CHARLOTTE, N.C. — Pete Hamilton, the champion of the 1970 Daytona 500 for Petty Enterprises, died Wednesday at the age of 74.
Hamilton, from Dedham, Mass., began his driving career at Norwood Speedway Arena, competing in the street division, and he also won the 1967 NASCAR Late Model Sportsman division championship and added 12 wins in the NASCAR Grand American division to his resume two years later.
He made 64 NASCAR premier series (now the Monster Energy NASCAR Cup Series) starts between 1968 and 1973, starting his Cup career off by winning Cup Rookie of the Year honors in his first season in 1968.
That year, Hamilton made 16 starts in the season’s 49 races, scoring three top-fives and six top-10s en route to a 32nd-place finish in the season points standings.
He won a total of four career Cup races, including three in 1970 in a Plymouth Superbird for the Petty squadron. That year, Hamilton won the Daytona 500 before sweeping the two races at Talladega Superspeedway later in the year.
“We ran two cars in 1970 and Plymouth helped introduce us to Pete,” seven-time Cup champion Richard Petty said in a statement released Wednesday afternoon. “They wanted us to run a second car with him on the bigger tracks. ‘Chief’ (Maurice Petty) led that car and started in the Daytona 500. Pete and ‘Chief’ won the race, and it was a big deal. Pete won both Talladega races that year. It was great to have Pete as part of the team. He was a great teammate. We send our prayers to his family.”
“We are saddened by the news of the passing of 1970 Daytona 500 champion Pete Hamilton,” added Daytona Int’l Speedway President Chip Wile. “Driving Petty Enterprises’ winged Plymouth Superbird, Pete captured his first NASCAR victory in the 1970 ‘Great American Race.’ He made significant contributions to the sport and was the first driver from New England to win NASCAR’s biggest and most prestigious race. On behalf of everyone at Daytona International Speedway, I want to offer condolences to the family and friends of Pete Hamilton.
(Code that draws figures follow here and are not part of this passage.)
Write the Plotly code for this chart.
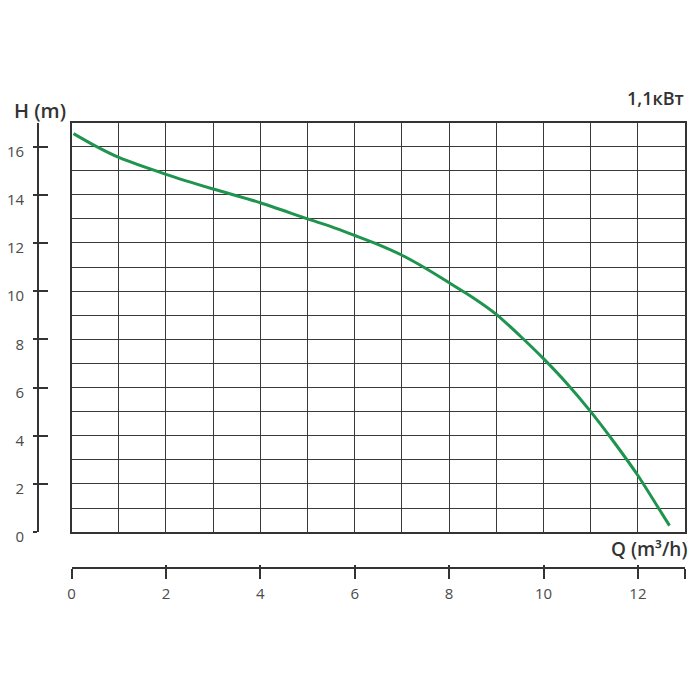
import plotly.graph_objects as go

# Data
Q = [0.04, 0.5, 1, 2, 3, 4, 5, 5.5, 6, 6.5, 7, 7.5, 8, 8.5, 9, 9.5, 10, 10.5, 11, 11.5, 12, 12.5, 12.67]
H = [16.54, 16.03, 15.55, 14.85, 14.24, 13.67, 13.0, 12.68, 12.31, 11.93, 11.49, 10.95, 10.35, 9.74, 9.04, 8.15, 7.2, 6.16, 5.0, 3.72, 2.35, 0.8, 0.27]

y_tickvals = [0, 2, 4, 6, 8, 10, 12, 14, 16]
y_ticktext = ["0", "2", "4", "6", "8", "10", "12", "14", "16"]
x_tickvals = [0, 2, 4, 6, 8, 10, 12, 13]
x_ticktext = ["0", "2", "4", "6", "8", "10", "12", ""]

title_power = "1,1кВт"
label_h = "H (m)"
label_q = "Q (m³/h)"

W = 700
HGT = 700
line_col = "#333333"
grid_col = "#3a3a3a"
font_fam = "Open Sans"

fig = go.Figure()
fig.add_trace(go.Scatter(x=Q, y=H, mode="lines",
                         line=dict(color="#1f944e", width=3, shape="spline", smoothing=0.7),
                         hoverinfo="skip", showlegend=False))
# invisible traces to attach the detached axes
for xa, ya in [("x2", "y"), ("x3", "y"), ("x", "y2"), ("x", "y3")]:
    fig.add_trace(go.Scatter(x=Q, y=H, xaxis=xa, yaxis=ya, mode="lines",
                             line=dict(color="rgba(0,0,0,0)", width=0),
                             hoverinfo="skip", showlegend=False))

xdom = [68 / W, 685 / W]
ydom = [(HGT - 543) / HGT, (HGT - 125) / HGT]
tickfont = dict(size=15, color="#4a4a4a", family=font_fam)

fig.update_layout(
    width=W, height=HGT,
    margin=dict(l=0, r=0, t=0, b=0),
    paper_bgcolor="white", plot_bgcolor="white",
    font=dict(family=font_fam, color="#333333"),
    hovermode=False,
    xaxis=dict(domain=xdom, range=[0, 13], dtick=1, tick0=0, showgrid=True,
               gridcolor=grid_col, gridwidth=1.4, showticklabels=False, ticks="",
               showline=True, mirror=True, linecolor=line_col, linewidth=1.6,
               zeroline=False, fixedrange=True),
    yaxis=dict(domain=ydom, range=[0, 17], dtick=1, tick0=0, showgrid=True,
               gridcolor=grid_col, gridwidth=1.4, showticklabels=False, ticks="",
               showline=True, mirror=True, linecolor=line_col, linewidth=1.6,
               zeroline=False, fixedrange=True),
    xaxis2=dict(overlaying="x", anchor="free", position=(HGT - 580) / HGT,
                range=[0, 13], tickmode="array", tickvals=x_tickvals, ticktext=x_ticktext,
                ticks="outside", ticklen=10, tickwidth=1.5, tickcolor=line_col,
                showline=True, linecolor=line_col, linewidth=1.5, showgrid=False,
                zeroline=False, ticklabelstandoff=2, tickfont=tickfont),
    xaxis3=dict(overlaying="x", anchor="free", position=(HGT - 580) / HGT,
                range=[0, 13], tickmode="array", tickvals=x_tickvals,
                ticks="inside", ticklen=3, tickwidth=1.5, tickcolor=line_col,
                showticklabels=False, showline=False, showgrid=False, zeroline=False),
    yaxis2=dict(overlaying="y", anchor="free", position=34 / W, side="left",
                range=[0, 17], tickmode="array", tickvals=y_tickvals, ticktext=y_ticktext,
                ticks="outside", ticklen=4, tickwidth=1.5, tickcolor=line_col,
                showline=True, linecolor=line_col, linewidth=1.5, showgrid=False,
                zeroline=False, ticklabelshift=5, ticklabelstandoff=6, tickfont=tickfont),
    yaxis3=dict(overlaying="y", anchor="free", position=34 / W, side="left",
                range=[0, 17], tickmode="array", tickvals=y_tickvals,
                ticks="inside", ticklen=9, tickwidth=1.5, tickcolor=line_col,
                showticklabels=False, showline=False, showgrid=False, zeroline=False),
    annotations=[
        dict(text=label_h, xref="paper", yref="paper", x=8 / W, y=(HGT - 113) / HGT,
             xanchor="left", yanchor="middle", showarrow=False,
             font=dict(size=20, color="#333333", family=font_fam, weight=600)),
        dict(text=title_power, xref="paper", yref="paper", x=686 / W, y=(HGT - 100) / HGT,
             xanchor="right", yanchor="middle", showarrow=False,
             font=dict(size=18, color="#333333", family=font_fam, weight=600)),
        dict(text=label_q, xref="paper", yref="paper", x=689 / W, y=(HGT - 560) / HGT,
             xanchor="right", yanchor="middle", showarrow=False,
             font=dict(size=19, color="#333333", family=font_fam, weight=600)),
    ],
)

fig.write_html(
    "out.html",
    config={"displayModeBar": False, "responsive": False},
    post_script=(
        "document.documentElement.style.margin='0';"
        "document.documentElement.style.padding='0';"
        "document.documentElement.style.overflow='hidden';"
        "document.body.style.margin='0';"
        "document.body.style.padding='0';"
        "document.body.style.overflow='hidden';"
    ),
)
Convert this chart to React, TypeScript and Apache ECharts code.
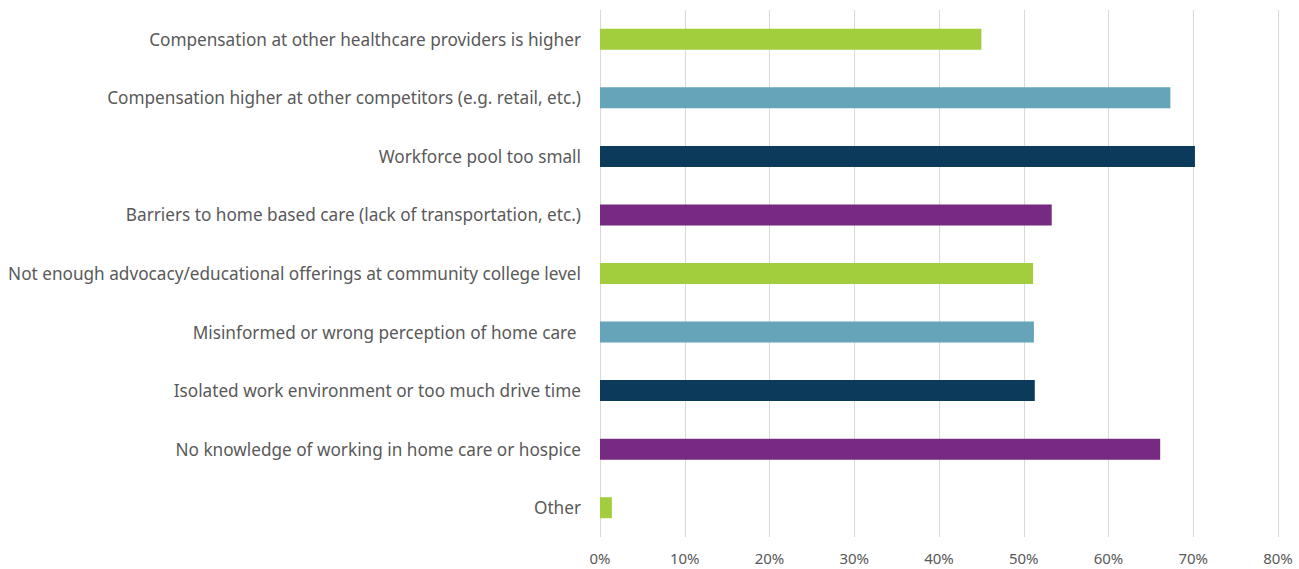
import React, { useEffect, useRef } from "react";
import * as echarts from "echarts";

const categories = [
  "Compensation at other healthcare providers is higher",
  "Compensation higher at other competitors (e.g. retail, etc.)",
  "Workforce pool too small",
  "Barriers to home based care (lack of transportation, etc.)",
  "Not enough advocacy/educational offerings at community college level",
  "Misinformed or wrong perception of home care ",
  "Isolated work environment or too much drive time",
  "No knowledge of working in home care or hospice",
  "Other",
];
const values = [45.0, 67.3, 70.2, 53.3, 51.1, 51.2, 51.3, 66.1, 1.4];
const barColors = ["#A2CD3D", "#65A4B9", "#0B3A5A", "#772A82", "#A2CD3D", "#65A4B9", "#0B3A5A", "#772A82", "#A2CD3D"];
const tickValues = [0, 10, 20, 30, 40, 50, 60, 70, 80];

export default function App() {
  const ref = useRef<HTMLDivElement>(null);
  useEffect(() => {
    if (!ref.current) return;
    const chart = echarts.init(ref.current, undefined, { renderer: "svg" });
    chart.setOption({
      animation: false,
      backgroundColor: "#ffffff",
      grid: { left: 600, right: 21, top: 10, bottom: 32, containLabel: false },
      xAxis: {
        type: "value",
        min: tickValues[0],
        max: tickValues[tickValues.length - 1],
        interval: 10,
        axisLine: { show: false },
        axisTick: { show: false },
        splitLine: { show: true, lineStyle: { color: "#D9D9D9", width: 1 } },
        axisLabel: {
          formatter: (v: number) => `${v}%`,
          color: "#595959",
          fontFamily: "Noto Sans",
          fontSize: 15,
          lineHeight: 14,
          margin: 14,
        },
      },
      yAxis: {
        type: "category",
        inverse: true,
        data: categories,
        axisLine: { show: false },
        axisTick: { show: false },
        axisLabel: {
          color: "#595959",
          fontFamily: "Noto Sans",
          fontSize: 17.2,
          margin: 19,
        },
      },
      series: [
        {
          type: "bar",
          barWidth: 21,
          data: values.map((v, i) => ({ value: v, itemStyle: { color: barColors[i] } })),
        },
      ],
    });
    return () => chart.dispose();
  }, []);
  return (
    <div
      ref={ref}
      style={{ position: "fixed", left: 0, top: 0, width: 1299, height: 569, background: "#fff" }}
    />
  );
}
He will be missed.”
Hamilton won his Daytona 500 qualifying race in 1971, the last year prior to 2017 that the twin events paid out championship points and the final time they were credited as official wins on the series’ all-time list, for his final career Cup victory.
A neck injury caused the New England standout to retire from full-time racing in 1971, but he continued to find scattered success at the short track level as well.
His biggest moment outside of NASCAR was his victory in the 1974 Snowball Derby at 5 Flags Speedway in Pensacola, Fla., beating Dickie Davis and Neil Bonnett to the checkered flag after winning the pole for the crown jewel event.
After his retirement, Hamilton became a successful car builder. He was a founding inductee into the New England Auto Racers Hall of Fame, honored as a member of their first class in 1998.
“NASCAR extends its deepest condolences to the friends and family of Pete Hamilton,” the sanctioning body said in a statement released on Wednesday. “Hamilton’s career may seem relatively brief at first glance, but a careful study of the gentleman racer makes it abundantly clear that he achieved excellence during his extraordinary tenure in NASCAR.”
“Hamilton captured the NASCAR National Sportsman championship in 1967, the premier series Rookie of the Year Award in 1968 and an abundance of victories throughout a variety of NASCAR-sanctioned series. But, of course, he will be remembered most fondly for his stirring victory in the 1970 Daytona 500 while driving for the iconic Petty Enterprises race team. And for that, his legend will live forever.”